◆ **Requirements**
Copy the data exactly as it appears, and do not include any pictures.

★ ★ ★

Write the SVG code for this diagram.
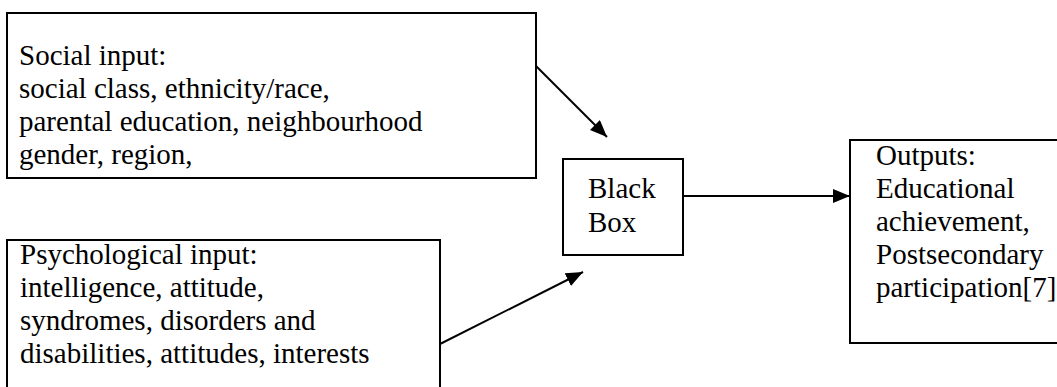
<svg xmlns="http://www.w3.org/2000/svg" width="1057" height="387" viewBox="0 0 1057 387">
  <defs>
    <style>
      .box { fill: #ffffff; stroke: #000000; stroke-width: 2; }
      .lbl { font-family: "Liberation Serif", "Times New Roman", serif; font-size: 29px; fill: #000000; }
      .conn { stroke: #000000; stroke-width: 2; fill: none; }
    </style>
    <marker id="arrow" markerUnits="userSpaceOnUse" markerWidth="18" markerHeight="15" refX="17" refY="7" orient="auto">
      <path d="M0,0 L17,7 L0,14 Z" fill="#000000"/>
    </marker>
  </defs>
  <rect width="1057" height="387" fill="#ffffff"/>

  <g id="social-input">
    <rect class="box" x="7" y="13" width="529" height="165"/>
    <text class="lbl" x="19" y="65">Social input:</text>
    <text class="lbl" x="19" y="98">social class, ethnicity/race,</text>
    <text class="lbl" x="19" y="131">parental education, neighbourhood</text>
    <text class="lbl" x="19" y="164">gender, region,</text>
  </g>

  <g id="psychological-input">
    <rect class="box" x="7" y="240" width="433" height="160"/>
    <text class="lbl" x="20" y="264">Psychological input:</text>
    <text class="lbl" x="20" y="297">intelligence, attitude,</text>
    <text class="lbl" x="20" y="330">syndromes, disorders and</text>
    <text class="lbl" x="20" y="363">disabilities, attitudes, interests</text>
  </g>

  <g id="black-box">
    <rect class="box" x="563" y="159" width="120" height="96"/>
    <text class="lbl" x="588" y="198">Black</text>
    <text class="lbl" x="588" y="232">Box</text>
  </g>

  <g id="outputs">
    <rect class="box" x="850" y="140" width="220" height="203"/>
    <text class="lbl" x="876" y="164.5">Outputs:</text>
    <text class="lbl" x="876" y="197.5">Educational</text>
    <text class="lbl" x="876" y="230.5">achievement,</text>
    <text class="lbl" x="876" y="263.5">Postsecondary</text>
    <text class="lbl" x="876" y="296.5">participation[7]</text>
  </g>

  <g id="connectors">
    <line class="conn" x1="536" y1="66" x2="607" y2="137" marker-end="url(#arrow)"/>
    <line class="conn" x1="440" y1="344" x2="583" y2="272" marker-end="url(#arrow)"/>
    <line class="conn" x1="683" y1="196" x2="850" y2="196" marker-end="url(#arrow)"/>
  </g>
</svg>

★ ★ ★

◆ **Complete output**
Write the SVG code for this diagram.
<svg xmlns="http://www.w3.org/2000/svg" width="1057" height="387" viewBox="0 0 1057 387">
  <defs>
    <style>
      .box { fill: #ffffff; stroke: #000000; stroke-width: 2; }
      .lbl { font-family: "Liberation Serif", "Times New Roman", serif; font-size: 29px; fill: #000000; }
      .conn { stroke: #000000; stroke-width: 2; fill: none; }
    </style>
    <marker id="arrow" markerUnits="userSpaceOnUse" markerWidth="18" markerHeight="15" refX="17" refY="7" orient="auto">
      <path d="M0,0 L17,7 L0,14 Z" fill="#000000"/>
    </marker>
  </defs>
  <rect width="1057" height="387" fill="#ffffff"/>

  <g id="social-input">
    <rect class="box" x="7" y="13" width="529" height="165"/>
    <text class="lbl" x="19" y="65">Social input:</text>
    <text class="lbl" x="19" y="98">social class, ethnicity/race,</text>
    <text class="lbl" x="19" y="131">parental education, neighbourhood</text>
    <text class="lbl" x="19" y="164">gender, region,</text>
  </g>

  <g id="psychological-input">
    <rect class="box" x="7" y="240" width="433" height="160"/>
    <text class="lbl" x="20" y="264">Psychological input:</text>
    <text class="lbl" x="20" y="297">intelligence, attitude,</text>
    <text class="lbl" x="20" y="330">syndromes, disorders and</text>
    <text class="lbl" x="20" y="363">disabilities, attitudes, interests</text>
  </g>

  <g id="black-box">
    <rect class="box" x="563" y="159" width="120" height="96"/>
    <text class="lbl" x="588" y="198">Black</text>
    <text class="lbl" x="588" y="232">Box</text>
  </g>

  <g id="outputs">
    <rect class="box" x="850" y="140" width="220" height="203"/>
    <text class="lbl" x="876" y="164.5">Outputs:</text>
    <text class="lbl" x="876" y="197.5">Educational</text>
    <text class="lbl" x="876" y="230.5">achievement,</text>
    <text class="lbl" x="876" y="263.5">Postsecondary</text>
    <text class="lbl" x="876" y="296.5">participation[7]</text>
  </g>

  <g id="connectors">
    <line class="conn" x1="536" y1="66" x2="607" y2="137" marker-end="url(#arrow)"/>
    <line class="conn" x1="440" y1="344" x2="583" y2="272" marker-end="url(#arrow)"/>
    <line class="conn" x1="683" y1="196" x2="850" y2="196" marker-end="url(#arrow)"/>
  </g>
</svg>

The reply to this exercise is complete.